Improvement #1: Writing directly to the DAC register
Instead of calling HAL_DAC_SetValue(&hdac1, DAC_CHANNEL_1, DAC_ALIGN_12B_L, HAL_ADC_GetValue(hadc)), the first improvement writes directly to one of the DAC output registers. This saves an if-clause and a subroutine call:
/* USER CODE BEGIN 4 */
void HAL_ADC_ConvCpltCallback(ADC_HandleTypeDef *hadc)
{
*(__IO uint32_t *) ((uint32_t)DAC1 + DAC_DHR12R1_ALIGNMENT(DAC_ALIGN_12B_L)) = HAL_ADC_GetValue(hadc);;
GPIOG->BSRR = (1 << 2); GPIOG->BSRR = (1 << 2) << 16;
}
/* USER CODE END 4 */
The result is this:
Improvement #2: Reading directly from the ADC register
Reading directly from the ADC result register is done in this code snippet:
/* USER CODE BEGIN 4 */
void HAL_ADC_ConvCpltCallback(ADC_HandleTypeDef *hadc)
{
*(__IO uint32_t *) ((uint32_t)DAC1 + DAC_DHR12R1_ALIGNMENT(DAC_ALIGN_12B_L)) = ADC1->DR;
GPIOG->BSRR = (1 << 2);
GPIOG->BSRR = (1 << 2) << 16;
}
/* USER CODE END 4 */
This saves only a subroutine call, so the improvement is measurable, but small:
Improvement #3: putting the code directly into the ISR
The HAL interrupt handler function HAL_ADC_IRQHandler(&hadc1) that is called from void ADC_IRQHandler(void) is a very lengthy function and does a lot of stuff. For high speed control loops, using an ADC solely for that purpose, none of the error checks and other stuff that is done inside of this function make sense. Real-time applications like this have no time left over for reacting on buffer over- und underruns or stuff like this. Either everything is done correctly, then it works, or some timing constraint is violated and it won‘ t work.
This is the reason why it is possible to not calling HAL_ADC_IRQHandler() and instead of doing everything in a very simple and short ISR:
/**
* @brief This function handles ADC1 and ADC2 global interrupts.
*/
void ADC_IRQHandler(void)
{
/* USER CODE BEGIN ADC_IRQn 0 */
*(__IO uint32_t *) ((uint32_t)DAC1 + DAC_DHR12R1_ALIGNMENT(DAC_ALIGN_12B_L)) = ADC1->DR;
GPIOG->BSRR = (1 << 2);
GPIOG->BSRR = (1 << 2) << 16;
return;
/* USER CODE END ADC_IRQn 0 */
HAL_ADC_IRQHandler(&hadc1);
/* USER CODE BEGIN ADC_IRQn 1 */
/* USER CODE END ADC_IRQn 1 */
}
This time, the improvement ist dramatic.

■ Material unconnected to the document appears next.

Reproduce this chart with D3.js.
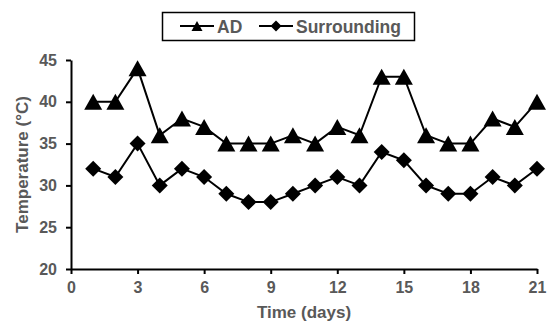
<!DOCTYPE html>
<html>
<head>
<meta charset="utf-8">
<script src="https://cdn.jsdelivr.net/npm/d3@7"></script>
<style>
  body { margin: 0; background: #fff; }
  svg { display: block; font-family: Arial, "Liberation Sans", sans-serif; }
</style>
</head>
<body>
<figure id="chart" style="margin:0"></figure>
<script>
const days = d3.range(1, 22);
const adTemp = [40, 40, 44, 36, 38, 37, 35, 35, 35, 36, 35, 37, 36, 43, 43, 36, 35, 35, 38, 37, 40];
const surroundingTemp = [32, 31, 35, 30, 32, 31, 29, 28, 28, 29, 30, 31, 30, 34, 33, 30, 29, 29, 31, 30, 32];
const xTicks = [0, 3, 6, 9, 12, 15, 18, 21];
const yTicks = [20, 25, 30, 35, 40, 45];

const width = 548, height = 322;
const margin = { left: 71, right: 11, top: 60, bottom: 53 };
const textColor = "#595959";

const svg = d3.select("#chart").append("svg")
  .attr("width", width)
  .attr("height", height);

// scales
const x = d3.scaleLinear().domain([0, 21]).range([margin.left, width - margin.right]);
const y = d3.scaleLinear().domain([20, 45]).range([height - margin.bottom, margin.top]);

// axes
const xAxis = svg.append("g")
  .attr("transform", "translate(0," + y(20) + ")")
  .call(d3.axisBottom(x).tickValues(xTicks).tickSize(5).tickPadding(8).tickSizeOuter(0));
const yAxis = svg.append("g")
  .attr("transform", "translate(" + x(0) + ",0)")
  .call(d3.axisLeft(y).tickValues(yTicks).tickSize(5).tickPadding(9).tickSizeOuter(0));

[xAxis, yAxis].forEach(g => {
  g.select(".domain").attr("stroke", "#000").attr("stroke-width", 2);
  g.selectAll(".tick line").attr("stroke", "#000").attr("stroke-width", 2);
  g.selectAll(".tick text")
    .attr("fill", textColor)
    .style("font-size", "16px")
    .style("font-weight", "bold");
});

// axis titles
svg.append("text")
  .attr("x", (x(0) + x(21)) / 2)
  .attr("y", 318)
  .attr("text-anchor", "middle")
  .attr("fill", textColor)
  .style("font-size", "17px")
  .style("font-weight", "bold")
  .text("Time (days)");

svg.append("text")
  .attr("transform", "translate(28," + (y(20) + y(45)) / 2 + ") rotate(-90)")
  .attr("text-anchor", "middle")
  .attr("fill", textColor)
  .style("font-size", "17px")
  .style("font-weight", "bold")
  .text("Temperature (°C)");

// marker shapes, centred on their bounding box
const triangle = (w, h) => "M0," + (-h / 2) + "L" + (w / 2) + "," + (h / 2) + "L" + (-w / 2) + "," + (h / 2) + "Z";
const diamond = (w, h) => "M0," + (-h / 2) + "L" + (w / 2) + ",0L0," + (h / 2) + "L" + (-w / 2) + ",0Z";

const series = [
  { name: "AD", values: adTemp, shape: triangle(18, 16) },
  { name: "Surrounding", values: surroundingTemp, shape: diamond(16, 16) }
];

const line = d3.line().x((d, i) => x(days[i])).y(d => y(d));

series.forEach(s => {
  svg.append("path")
    .datum(s.values)
    .attr("d", line)
    .attr("fill", "none")
    .attr("stroke", "#000")
    .attr("stroke-width", 2);

  svg.selectAll(null)
    .data(s.values)
    .enter()
    .append("path")
    .attr("d", s.shape)
    .attr("transform", (d, i) => "translate(" + x(days[i]) + "," + y(d) + ")")
    .attr("fill", "#000");
});

// legend
const legend = svg.append("g");
legend.append("rect")
  .attr("x", 162.5).attr("y", 12.5)
  .attr("width", 252).attr("height", 28)
  .attr("fill", "#fff")
  .attr("stroke", "#000")
  .attr("stroke-width", 1.5);

const legendItems = [
  { name: "AD", x1: 180, x2: 214, tx: 217, shape: triangle(11, 10) },
  { name: "Surrounding", x1: 259, x2: 293, tx: 296, shape: diamond(11, 11) }
];
legendItems.forEach(item => {
  legend.append("line")
    .attr("x1", item.x1).attr("x2", item.x2)
    .attr("y1", 26).attr("y2", 26)
    .attr("stroke", "#000").attr("stroke-width", 2);
  legend.append("path")
    .attr("d", item.shape)
    .attr("transform", "translate(" + (item.x1 + item.x2) / 2 + ",26)")
    .attr("fill", "#000");
  legend.append("text")
    .attr("x", item.tx).attr("y", 32.5)
    .attr("fill", textColor)
    .style("font-size", "17.5px")
    .style("font-weight", "bold")
    .text(item.name);
});
</script>
</body>
</html>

Please note the horizontal scale of the scope display, which is different from the last one:
Increasing the sample rate
Is it possible now to increase the sample rate to, say, 1 Million samples/sec, corresponding to 1 Million interrupts per second? Is it possible to do something useful during an ISR that is called 1 Million times per second?
Let‘ see:
For this, I first changed the TIM1 counter period to 200-1, which should give a sampling frequency of 1 Msps.
The I increased the interrupt priority of the system tick interrupt and the debug monitor interrupt to 1. Now the ADC interrupt can only be interrupted by really severe interrupts like NMI, hard fault and reset.

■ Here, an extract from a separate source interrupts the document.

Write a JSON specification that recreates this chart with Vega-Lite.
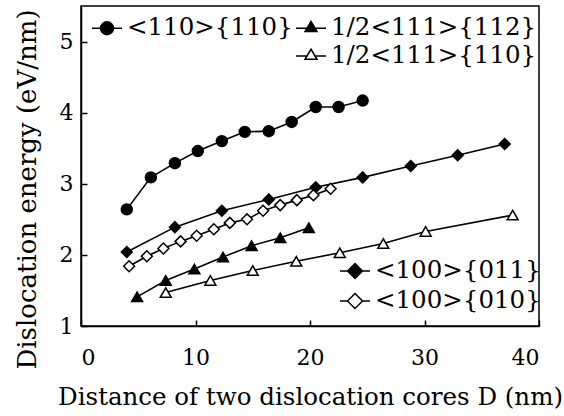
{
  "$schema": "https://vega.github.io/schema/vega-lite/v6.json",
  "width": 458,
  "height": 320,
  "autosize": {"type": "none"},
  "padding": {"left": 81, "top": 6, "right": 25, "bottom": 90},
  "background": "white",
  "config": {
    "view": {"stroke": "black", "strokeWidth": 1.5},
    "axis": {
      "grid": false,
      "domainColor": "black",
      "domainWidth": 1.5,
      "tickColor": "black",
      "tickWidth": 1.5,
      "tickSize": -6,
      "labelColor": "black",
      "labelFont": "DejaVu Serif",
      "labelFontSize": 22,
      "titleFont": "DejaVu Serif",
      "titleFontSize": 24.5,
      "titleFontWeight": "normal",
      "titleColor": "black"
    },
    "legend": {
      "labelFont": "DejaVu Serif",
      "labelFontSize": 24.5,
      "labelColor": "black",
      "labelLimit": 400,
      "symbolSize": 900,
      "symbolOpacity": 1,
      "symbolStrokeWidth": 1.5,
      "labelOffset": 4
    }
  },
  "data": {
    "values": [
      {"s": "<110>{110}", "x": 4.0, "y": 2.64},
      {"s": "<110>{110}", "x": 6.1, "y": 3.09},
      {"s": "<110>{110}", "x": 8.2, "y": 3.29},
      {"s": "<110>{110}", "x": 10.2, "y": 3.46},
      {"s": "<110>{110}", "x": 12.3, "y": 3.6},
      {"s": "<110>{110}", "x": 14.3, "y": 3.73},
      {"s": "<110>{110}", "x": 16.4, "y": 3.74},
      {"s": "<110>{110}", "x": 18.4, "y": 3.87},
      {"s": "<110>{110}", "x": 20.5, "y": 4.08},
      {"s": "<110>{110}", "x": 22.5, "y": 4.08},
      {"s": "<110>{110}", "x": 24.6, "y": 4.17},
      {"s": "1/2<111>{112}", "x": 4.9, "y": 1.41},
      {"s": "1/2<111>{112}", "x": 7.4, "y": 1.64},
      {"s": "1/2<111>{112}", "x": 9.9, "y": 1.8},
      {"s": "1/2<111>{112}", "x": 12.4, "y": 1.97},
      {"s": "1/2<111>{112}", "x": 14.9, "y": 2.13},
      {"s": "1/2<111>{112}", "x": 17.4, "y": 2.24},
      {"s": "1/2<111>{112}", "x": 19.9, "y": 2.38},
      {"s": "1/2<111>{110}", "x": 7.4, "y": 1.47},
      {"s": "1/2<111>{110}", "x": 11.3, "y": 1.64},
      {"s": "1/2<111>{110}", "x": 15.0, "y": 1.78},
      {"s": "1/2<111>{110}", "x": 18.8, "y": 1.91},
      {"s": "1/2<111>{110}", "x": 22.6, "y": 2.03},
      {"s": "1/2<111>{110}", "x": 26.4, "y": 2.16},
      {"s": "1/2<111>{110}", "x": 30.1, "y": 2.33},
      {"s": "1/2<111>{110}", "x": 37.7, "y": 2.56},
      {"s": "<100>{011}", "x": 4.0, "y": 2.04},
      {"s": "<100>{011}", "x": 8.2, "y": 2.39},
      {"s": "<100>{011}", "x": 12.3, "y": 2.62},
      {"s": "<100>{011}", "x": 16.4, "y": 2.78},
      {"s": "<100>{011}", "x": 20.5, "y": 2.95},
      {"s": "<100>{011}", "x": 24.6, "y": 3.09},
      {"s": "<100>{011}", "x": 28.8, "y": 3.25},
      {"s": "<100>{011}", "x": 32.9, "y": 3.4},
      {"s": "<100>{011}", "x": 37.0, "y": 3.56},
      {"s": "<100>{010}", "x": 4.2, "y": 1.84},
      {"s": "<100>{010}", "x": 5.75, "y": 1.98},
      {"s": "<100>{010}", "x": 7.2, "y": 2.09},
      {"s": "<100>{010}", "x": 8.7, "y": 2.19},
      {"s": "<100>{010}", "x": 10.1, "y": 2.27},
      {"s": "<100>{010}", "x": 11.6, "y": 2.36},
      {"s": "<100>{010}", "x": 13.0, "y": 2.45},
      {"s": "<100>{010}", "x": 14.5, "y": 2.5},
      {"s": "<100>{010}", "x": 15.9, "y": 2.62},
      {"s": "<100>{010}", "x": 17.4, "y": 2.7},
      {"s": "<100>{010}", "x": 18.85, "y": 2.77},
      {"s": "<100>{010}", "x": 20.3, "y": 2.84},
      {"s": "<100>{010}", "x": 21.8, "y": 2.93}
    ]
  },
  "encoding": {
    "x": {
      "field": "x", "type": "quantitative",
      "scale": {"domain": [0, 40], "nice": false, "zero": false},
      "axis": {
        "title": "Distance of two dislocation cores D (nm)",
        "values": [0, 10, 20, 30, 40],
        "labelFont": "DejaVu Serif",
        "labelFontSize": 22,
        "labelPadding": 27,
        "titleY": 78,
        "titleBaseline": "alphabetic"
      }
    },
    "y": {
      "field": "y", "type": "quantitative",
      "scale": {"domain": [1, 5.5], "nice": false, "zero": false},
      "axis": {
        "title": "Dislocation energy (eV/nm)",
        "titleFontSize": 26,
        "values": [1, 2, 3, 4, 5],
        "labelFont": "DejaVu Serif",
        "labelFontSize": 22,
        "labelPadding": 14,
        "titleX": -41,
        "titleY": 183
      }
    }
  },
  "layer": [
    {
      "mark": {"type": "line", "color": "black", "strokeWidth": 1.6},
      "encoding": {"detail": {"field": "s"}}
    },
    {
      "mark": {"type": "point", "filled": true, "stroke": "black", "strokeWidth": 1.5, "size": 120, "opacity": 1},
      "encoding": {
        "shape": {
          "field": "s", "type": "nominal",
          "scale": {
            "domain": ["<110>{110}", "1/2<111>{112}", "1/2<111>{110}", "<100>{011}", "<100>{010}"],
            "range": ["circle", "triangle-up", "triangle-up", "diamond", "diamond"]
          },
          "legend": null
        },
        "fill": {
          "condition": {"test": "datum.s === '1/2<111>{110}' || datum.s === '<100>{010}'", "value": "white"},
          "value": "black"
        }
      }
    },
    {
      "transform": [{"filter": {"field": "s", "oneOf": ["<110>{110}", "1/2<111>{112}", "1/2<111>{110}"]}}],
      "mark": {"type": "point", "filled": true, "stroke": "black", "strokeWidth": 1.5, "opacity": 0},
      "encoding": {
        "shape": {
          "field": "s", "type": "nominal",
          "scale": {
            "domain": ["<110>{110}", "1/2<111>{112}", " ", "1/2<111>{110}"],
            "range": [
              "M-1,0H1M0.43,0A0.43,0.43,0,1,1,-0.43,0A0.43,0.43,0,1,1,0.43,0Z",
              "M-1,0H1M0,-0.45L0.4,0.22L-0.4,0.22Z",
              "M0,0",
              "M-1,0H-0.27M0.27,0H1M0,-0.45L0.4,0.22L-0.4,0.22Z"
            ]
          },
          "legend": {
            "title": null,
            "orient": "none",
            "direction": "horizontal",
            "legendX": 10,
            "legendY": 6,
            "columns": 2,
            "columnPadding": 0,
            "rowPadding": -1
          }
        },
        "fill": {
          "field": "s", "type": "nominal",
          "scale": {
            "domain": ["<110>{110}", "1/2<111>{112}", " ", "1/2<111>{110}"],
            "range": ["black", "black", "white", "white"]
          },
          "legend": {
            "title": null,
            "orient": "none",
            "direction": "horizontal",
            "legendX": 10,
            "legendY": 6,
            "columns": 2,
            "columnPadding": 0,
            "rowPadding": -1
          }
        }
      }
    },
    {
      "transform": [{"filter": {"field": "s", "oneOf": ["<100>{011}", "<100>{010}"]}}],
      "mark": {"type": "point", "filled": true, "stroke": "black", "strokeWidth": 1.5, "opacity": 0},
      "encoding": {
        "shape": {
          "field": "s", "type": "nominal",
          "scale": {
            "domain": ["<100>{011}", "<100>{010}"],
            "range": [
              "M-1,0H1M0,-0.5L0.5,0L0,0.5L-0.5,0Z",
              "M-1,0H-0.5M0.5,0H1M0,-0.5L0.5,0L0,0.5L-0.5,0Z"
            ]
          },
          "legend": {
            "title": null,
            "orient": "none",
            "legendX": 258,
            "legendY": 249,
            "rowPadding": 2
          }
        },
        "fill": {
          "field": "s", "type": "nominal",
          "scale": {
            "domain": ["<100>{011}", "<100>{010}"],
            "range": ["black", "white"]
          },
          "legend": {
            "title": null,
            "orient": "none",
            "legendX": 258,
            "legendY": 249,
            "rowPadding": 2
          }
        }
      }
    }
  ],
  "resolve": {
    "scale": {"shape": "independent", "fill": "independent"},
    "legend": {"shape": "independent", "fill": "independent"}
  }
}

Let’s see if everything still works:
Yes, that looks good!
Let’s try to invert the output signal:
/**
* @brief This function handles ADC1 and ADC2 global interrupts.
*/
void ADC_IRQHandler(void)
{
/* USER CODE BEGIN ADC_IRQn 0 */
*(__IO uint32_t *) ((uint32_t)DAC1 + DAC_DHR12R1_ALIGNMENT(DAC_ALIGN_12B_L)) = 0xffff - ADC1->DR;
GPIOG->BSRR = (1 << 2);
GPIOG->BSRR = (1 << 2) << 16;
return;
/* USER CODE END ADC_IRQn 0 */
HAL_ADC_IRQHandler(&hadc1);
/* USER CODE BEGIN ADC_IRQn 1 */
/* USER CODE END ADC_IRQn 1 */
}
Here is the scope screen:
Yes, that works too!
By the way, is there any improvement noticeable by
Using tightly coupled memories?
For this, I copied the linker script file from my previous blog entry, STM32H743ZITX_TCM.ld, told the linker to use this script, and built the project again.
Here is the result:
If there is an improvement, then it is hardly noticeable, at least in this application.
Using a lower resolution?
Going from 16 bit resolution to 12 bit resolution should reduce the conversion time of the ADC.

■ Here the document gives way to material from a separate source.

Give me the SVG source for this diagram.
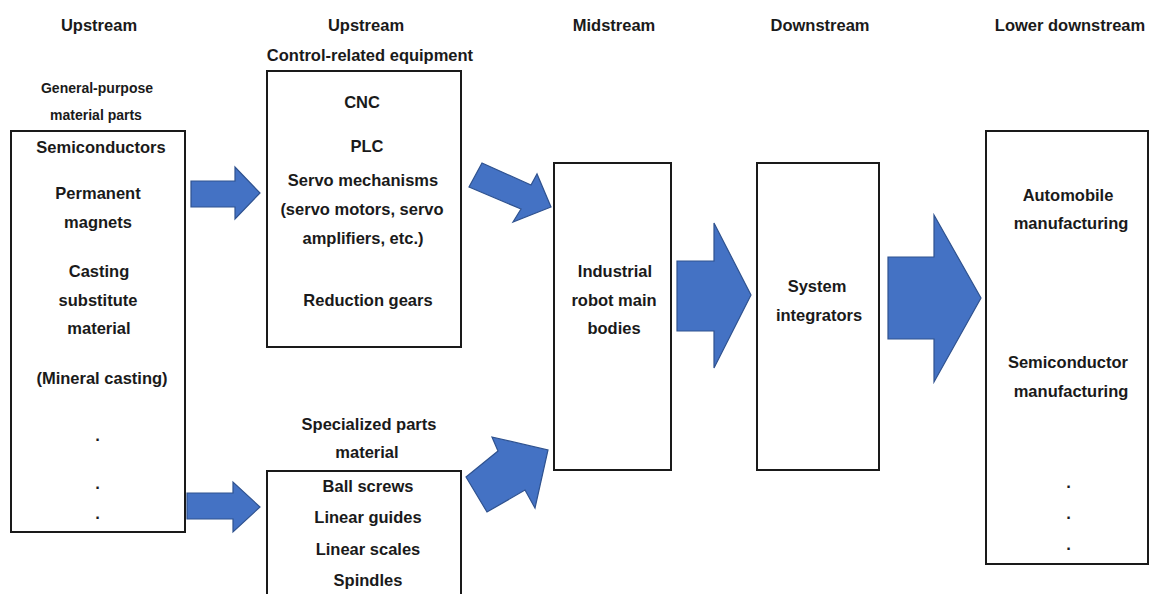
<svg xmlns="http://www.w3.org/2000/svg" width="1149" height="594" viewBox="0 0 1149 594">
<style>
.t{font-family:"Liberation Sans",Arial,sans-serif;font-weight:bold;font-size:16.5px;fill:#1a1a1a;text-anchor:middle}
.s{font-size:14px}
.box{fill:#fff;stroke:#1a1a1a;stroke-width:2}
.arr{fill:#4472C4;stroke:#2F528F;stroke-width:1.2;stroke-linejoin:miter}
</style>
<rect width="1149" height="594" fill="#fff"/>
<g id="headers">
<text class="t" x="99" y="31">Upstream</text>
<text class="t" x="366" y="31">Upstream</text>
<text class="t" x="370" y="61">Control-related equipment</text>
<text class="t" x="614" y="31">Midstream</text>
<text class="t" x="820" y="31">Downstream</text>
<text class="t" x="1070" y="31">Lower downstream</text>
</g>
<g id="general-purpose">
<text class="t s" x="97" y="93">General-purpose</text>
<text class="t s" x="96" y="120">material parts</text>
<rect class="box" x="11" y="131" width="174" height="401"/>
<text class="t" x="101" y="153">Semiconductors</text>
<text class="t" x="98" y="199">Permanent</text>
<text class="t" x="98" y="228">magnets</text>
<text class="t" x="99" y="277">Casting</text>
<text class="t" x="98" y="306">substitute</text>
<text class="t" x="99" y="334">material</text>
<text class="t" x="102" y="384">(Mineral casting)</text>
<text class="t" x="98" y="445">·</text>
<text class="t" x="98" y="493">·</text>
<text class="t" x="98" y="523">·</text>
</g>
<g id="control-equipment">
<rect class="box" x="267" y="71" width="194" height="276"/>
<text class="t" x="362" y="108">CNC</text>
<text class="t" x="367" y="152">PLC</text>
<text class="t" x="363" y="186">Servo mechanisms</text>
<text class="t" x="362" y="215">(servo motors, servo</text>
<text class="t" x="363" y="244">amplifiers, etc.)</text>
<text class="t" x="368" y="306">Reduction gears</text>
</g>
<g id="specialized-parts">
<text class="t" x="369" y="430">Specialized parts</text>
<text class="t" x="367" y="458">material</text>
<rect class="box" x="267" y="471" width="194" height="130"/>
<text class="t" x="368" y="492">Ball screws</text>
<text class="t" x="368" y="523">Linear guides</text>
<text class="t" x="368" y="555">Linear scales</text>
<text class="t" x="368" y="586">Spindles</text>
</g>
<g id="robot-bodies">
<rect class="box" x="554" y="163" width="117" height="307"/>
<text class="t" x="615" y="277">Industrial</text>
<text class="t" x="614" y="306">robot main</text>
<text class="t" x="614" y="334">bodies</text>
</g>
<g id="system-integrators">
<rect class="box" x="757" y="163" width="122" height="307"/>
<text class="t" x="817" y="292">System</text>
<text class="t" x="819" y="321">integrators</text>
</g>
<g id="lower-downstream">
<rect class="box" x="986" y="131" width="162" height="433"/>
<text class="t" x="1068" y="201">Automobile</text>
<text class="t" x="1071" y="229">manufacturing</text>
<text class="t" x="1068" y="368">Semiconductor</text>
<text class="t" x="1071" y="397">manufacturing</text>
<text class="t" x="1069" y="492">·</text>
<text class="t" x="1069" y="523">·</text>
<text class="t" x="1069" y="554">·</text>
</g>
<g id="connectors">
<polygon class="arr" points="191,181 235,181 235,167 260,193 235,219 235,207 191,207"/>
<polygon class="arr" points="187,493 233,493 233,482 260,507 233,532 233,519 187,519"/>
<polygon class="arr" points="482,163 531,185 537,174 551,207 513,222 521,209 469,187"/>
<polygon class="arr" points="466,477 498,451 492,437 548,450 535,508 525,490 487,512"/>
<polygon class="arr" points="677,261 714,261 714,223 751,295 714,368 714,331 677,331"/>
<polygon class="arr" points="888,257 934,257 934,215 981,298 934,382 934,339 888,339"/>
</g>
</svg>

This has been tried for the next measurement. In addition, I went back to the standard linker script
This has been tried for the next measurement. In addition, I went back to the standard linker script STM32H743ZITX_FLASH.ld
The improvement ist noticeable:
Implementing a working PID controller is the next step, but this is all for now.